### Stored data
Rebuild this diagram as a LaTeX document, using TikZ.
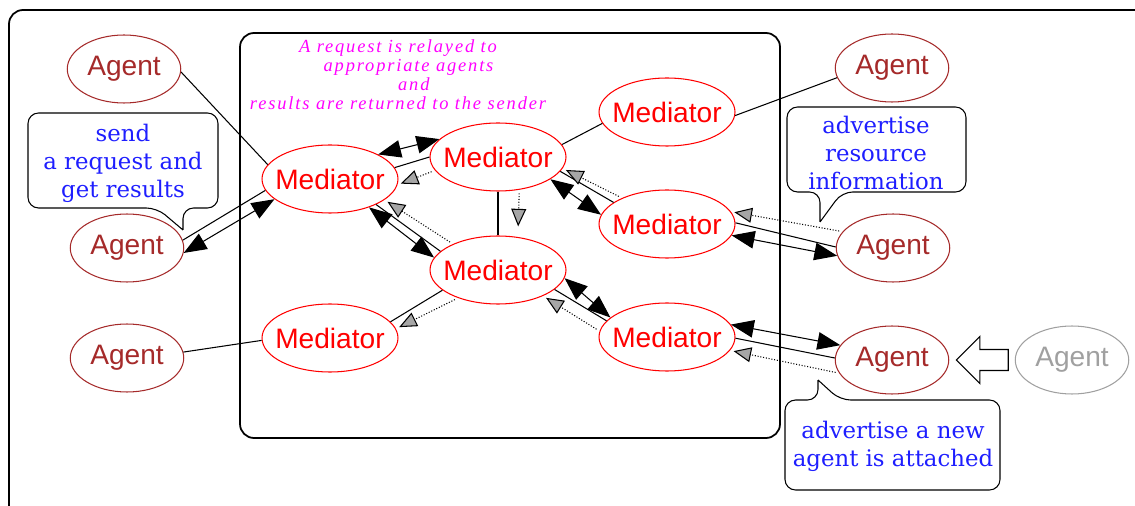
\documentclass[tikz,border=0pt]{standalone}
\usepackage{fontspec}
\setmainfont{Liberation Sans}
\newfontfamily\notefont[LetterSpace=10]{Liberation Serif}
\newfontfamily\bubblefont{DejaVu Serif}
\usetikzlibrary{positioning, arrows.meta, shapes.geometric, shapes.arrows, calc}
\definecolor{agentred}{RGB}{165,42,42}
\definecolor{bubbleblue}{RGB}{30,30,255}
\definecolor{notepink}{RGB}{255,0,255}
\definecolor{ghostgray}{RGB}{160,160,160}
\newcommand{\lbl}[1]{\makebox[0pt]{#1}}

\begin{document}
\begin{tikzpicture}[
		x=0.02cm, y=-0.02cm,
		>={Triangle[length=13pt,width=10pt]},
		line width=0.6pt,
		agent/.style={draw=agentred, ellipse, inner sep=0pt, minimum width=2.27cm, minimum height=1.36cm, text=agentred, font=\fontsize{16}{18}\selectfont},
		ghost/.style={agent, draw=ghostgray, text=ghostgray},
		mediator/.style={draw=red, ellipse, inner sep=0pt, minimum width=2.72cm, minimum height=1.36cm, text=red, font=\fontsize{16}{18}\selectfont},
		bubbletext/.style={align=center, text=bubbleblue, font=\bubblefont\fontsize{13}{16}\selectfont},
		notetext/.style={align=center, text=notepink, font=\notefont\itshape\fontsize{10.5}{10.8}\selectfont},
		advert/.style={-{Triangle[length=10pt,width=8.5pt,fill=gray!70]}, densely dotted, shorten <=2pt, shorten >=2pt},
		bubble/.style={draw, rounded corners=6pt},
		frame/.style={draw, line width=1pt, rounded corners=8pt},
		bigarrow/.style={draw, fill=white, single arrow, shape border rotate=180, inner sep=0pt, text width=0pt, text height=0.2cm, text depth=0.2cm, minimum height=1.04cm, single arrow head extend=0.26cm},
	]
	\clip (0,0) rectangle (1135,506);
	\draw[frame] (9,10) rectangle (1200,540);
	\draw[frame] (240,33) rectangle (780,438);

	\node[notetext] (relay) at (398,75) {A request is relayed to\\\hspace*{12pt}appropriate agents\\\hspace*{18pt}and\\results are returned to the sender};

	\node[agent] (a1) at (124,69) {\lbl{Agent}};
	\node[agent] (a2) at (127,248) {\lbl{Agent}};
	\node[agent] (a3) at (127,358) {\lbl{Agent}};
	\node[agent] (a4) at (892,68) {\lbl{Agent}};
	\node[agent] (a5) at (893,248) {\lbl{Agent}};
	\node[agent] (a6) at (892,360) {\lbl{Agent}};
	\node[ghost] (a7) at (1072,360) {\lbl{Agent}};
	\node[mediator] (m1) at (330,179) {\lbl{Mediator}};
	\node[mediator] (m2) at (498,157) {\lbl{Mediator}};
	\node[mediator] (m3) at (667,112) {\lbl{Mediator}};
	\node[mediator] (m4) at (667,224) {\lbl{Mediator}};
	\node[mediator] (m5) at (498,270) {\lbl{Mediator}};
	\node[mediator] (m6) at (330,338) {\lbl{Mediator}};
	\node[mediator] (m7) at (667,337) {\lbl{Mediator}};
	\node[bigarrow, anchor=tail] (join) at ([xshift=-3.4pt]a7.west) {};

	\draw (a1.-3) -- (m1.167);
	\draw (a2.8) -- (m1.190);
	\draw[<->] (a2.-5) -- (m1.200);
	\draw (a3.6) -- (m6.182);
	\draw (m1.10) -- (m2.180);
	\draw[<->] (m1.27) -- (m2.163);
	\draw[advert] (m2.192) -- (m1.-5);
	\draw (m1.-29) -- (m5.162);
	\draw[<->] (m1.-36) -- (m5.169);
	\draw[advert] (m5.150) -- (m1.-21);
	\draw (m2.south) -- (m5.north);
	\draw[advert, shorten >=6pt] (m2.-57) -- (m5.59);
	\draw (m2.11) -- (m3.190);
	\draw (m3.-3) -- (a4.190);
	\draw (m2.-13) -- (m4.158);
	\draw[<->] (m2.-23) -- (m4.172);
	\draw[advert] (m4.150) -- (m2.-10);
	\draw (m4.1) -- (a5.179);
	\draw[<->] (m4.-10) -- (a5.188);
	\draw[advert] (a5.162) -- (m4.11);
	\draw (m5.200) -- (m6.15);
	\draw[advert] (m5.215) -- (m6.8);
	\draw (m5.-19) -- (m7.165);
	\draw[<->] (m5.-7) -- (m7.161);
	\draw[advert] (m7.175) -- (m5.-30);
	\draw (m7.-1) -- (a6.178);
	\draw[<->] (m7.11) -- (a6.164);
	\draw[advert] (a6.194) -- (m7.-12);

	\draw[bubble] (183,230) -- (157,208) -- (28,208) -- (28,113) -- (218,113) -- (218,208) -- (183,208) -- (183,230);
	\node[bubbletext] (sendtxt) at (123,163) {send\\a request and\\get results};
	\draw[bubble] (820,222) -- (842,192) -- (966,192) -- (966,107) -- (787,107) -- (787,192) -- (820,192) -- (820,222);
	\node[bubbletext] (resourcetxt) at (876,153) {advertise\\resource\\information};
	\draw[bubble] (818,380) -- (840,400) -- (1000,400) -- (1000,490) -- (785,490) -- (785,400) -- (818,400) -- (818,380);
	\node[bubbletext] (newtxt) at (893,446) {advertise a new\\agent is attached};
\end{tikzpicture}
\end{document}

### Goal of the exercise
Print, exactly as written, the lines above from the first one to the one containing "(240,33) rectangle (780,438);". Leave out pictures.

### Output below
Rebuild this diagram as a LaTeX document, using TikZ.
\documentclass[tikz,border=0pt]{standalone}
\usepackage{fontspec}
\setmainfont{Liberation Sans}
\newfontfamily\notefont[LetterSpace=10]{Liberation Serif}
\newfontfamily\bubblefont{DejaVu Serif}
\usetikzlibrary{positioning, arrows.meta, shapes.geometric, shapes.arrows, calc}
\definecolor{agentred}{RGB}{165,42,42}
\definecolor{bubbleblue}{RGB}{30,30,255}
\definecolor{notepink}{RGB}{255,0,255}
\definecolor{ghostgray}{RGB}{160,160,160}
\newcommand{\lbl}[1]{\makebox[0pt]{#1}}

\begin{document}
\begin{tikzpicture}[
		x=0.02cm, y=-0.02cm,
		>={Triangle[length=13pt,width=10pt]},
		line width=0.6pt,
		agent/.style={draw=agentred, ellipse, inner sep=0pt, minimum width=2.27cm, minimum height=1.36cm, text=agentred, font=\fontsize{16}{18}\selectfont},
		ghost/.style={agent, draw=ghostgray, text=ghostgray},
		mediator/.style={draw=red, ellipse, inner sep=0pt, minimum width=2.72cm, minimum height=1.36cm, text=red, font=\fontsize{16}{18}\selectfont},
		bubbletext/.style={align=center, text=bubbleblue, font=\bubblefont\fontsize{13}{16}\selectfont},
		notetext/.style={align=center, text=notepink, font=\notefont\itshape\fontsize{10.5}{10.8}\selectfont},
		advert/.style={-{Triangle[length=10pt,width=8.5pt,fill=gray!70]}, densely dotted, shorten <=2pt, shorten >=2pt},
		bubble/.style={draw, rounded corners=6pt},
		frame/.style={draw, line width=1pt, rounded corners=8pt},
		bigarrow/.style={draw, fill=white, single arrow, shape border rotate=180, inner sep=0pt, text width=0pt, text height=0.2cm, text depth=0.2cm, minimum height=1.04cm, single arrow head extend=0.26cm},
	]
	\clip (0,0) rectangle (1135,506);
	\draw[frame] (9,10) rectangle (1200,540);
	\draw[frame] (240,33) rectangle (780,438);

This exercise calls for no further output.